Single by Devon Cole

from the EP 1-800-Got-Stress
- Released: July 7, 2022
- Label: Arista
- Songwriters: John Mark Nelson; Devon Cole; Alexandra Soumalias;
- Producer: John Mark Nelson

Devon Cole singles chronology
| "Uncall It" (2022) | "W.I.T.C.H." (2022) | "Hey Cowboy" (2022) |

= W.I.T.C.H. (song) =

2022 single by Devon Cole

"W.I.T.C.H." (pronounced "witch") is a 2022 song by Canadian alt-pop singer Devon Cole. It was released on July 7, 2022, via Arista Records. The song was written by Cole and songwriters John Mark Nelson and Alexandra Soumalias.

==Background==
Cole initially performed a demo of the opening verse of the song on TikTok, where it received over 40 million views. She was singing original lyrics over a piece of instrumental backing music Nelson had shared on the platform.

A full version of the song was then released as her first single through Arista Records (who are owned by Sony Music Entertainment) on 7 July 2022. With nearly 300,000 pre-saves, it was Sony's biggest pre-save campaign for a female artist to that point. A music video followed.
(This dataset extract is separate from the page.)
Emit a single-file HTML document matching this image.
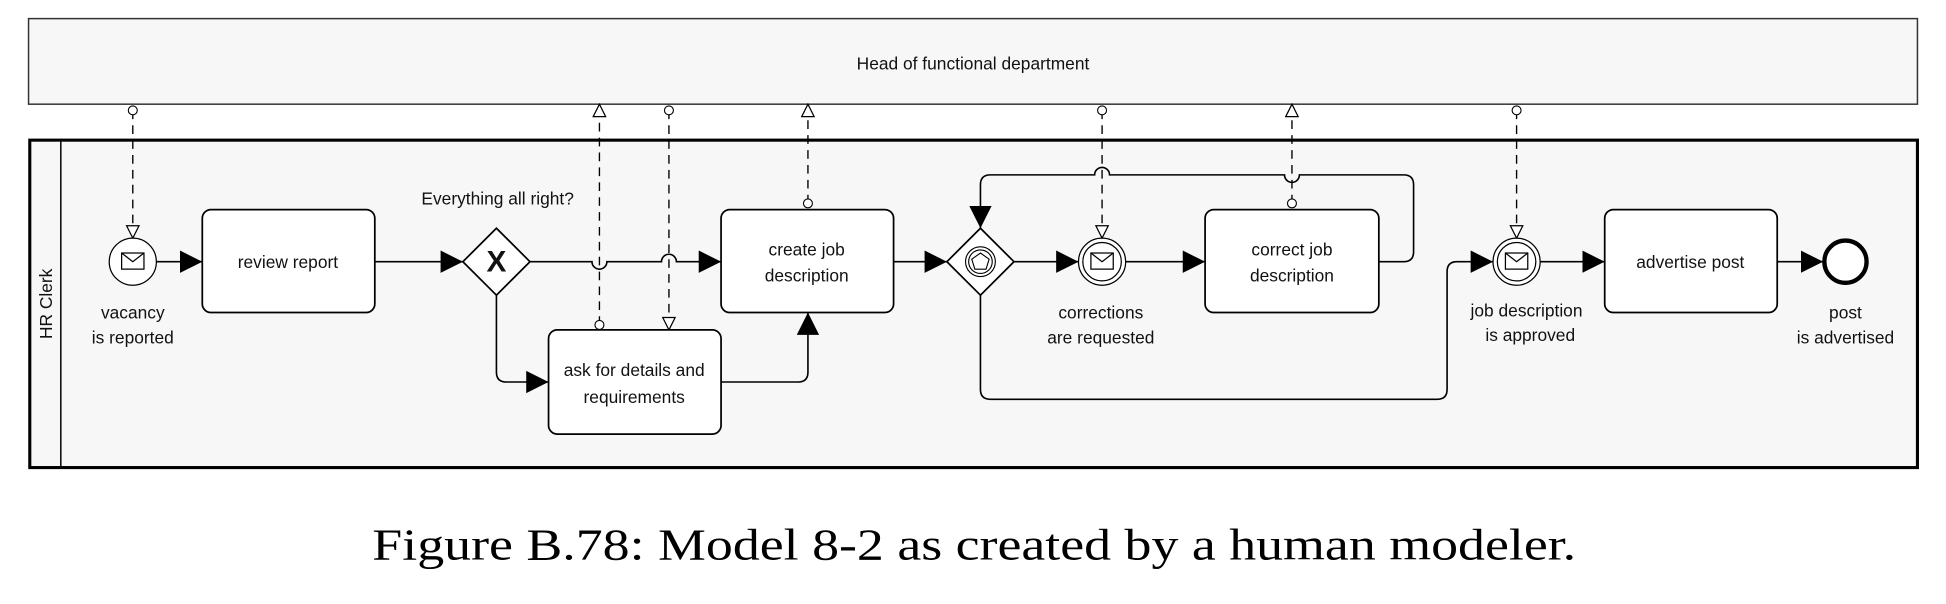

"W.I.T.C.H." is an acronym for "Woman In Total Control (of) Herself". Cole described the song as reclaiming "the witch as a symbol of women's resistance. It celebrates women's strength, autonomy, and rebellion". The song was written by Nelson, Cole and Alexandra Soumalias, and produced by Nelson. The music was performed by Nelson on keyboards, guitar, bass and drum machine.

Cole received a Juno Award nomination for Breakthrough Artist of the Year at the Juno Awards of 2023.

==Certifications==

Certifications for "W.I.T.C.H."
| Region | Certification | Certified units/sales |
| Canada (Music Canada) | Platinum | 80,000^{‡} |
^{‡} Sales+streaming figures based on certification alone.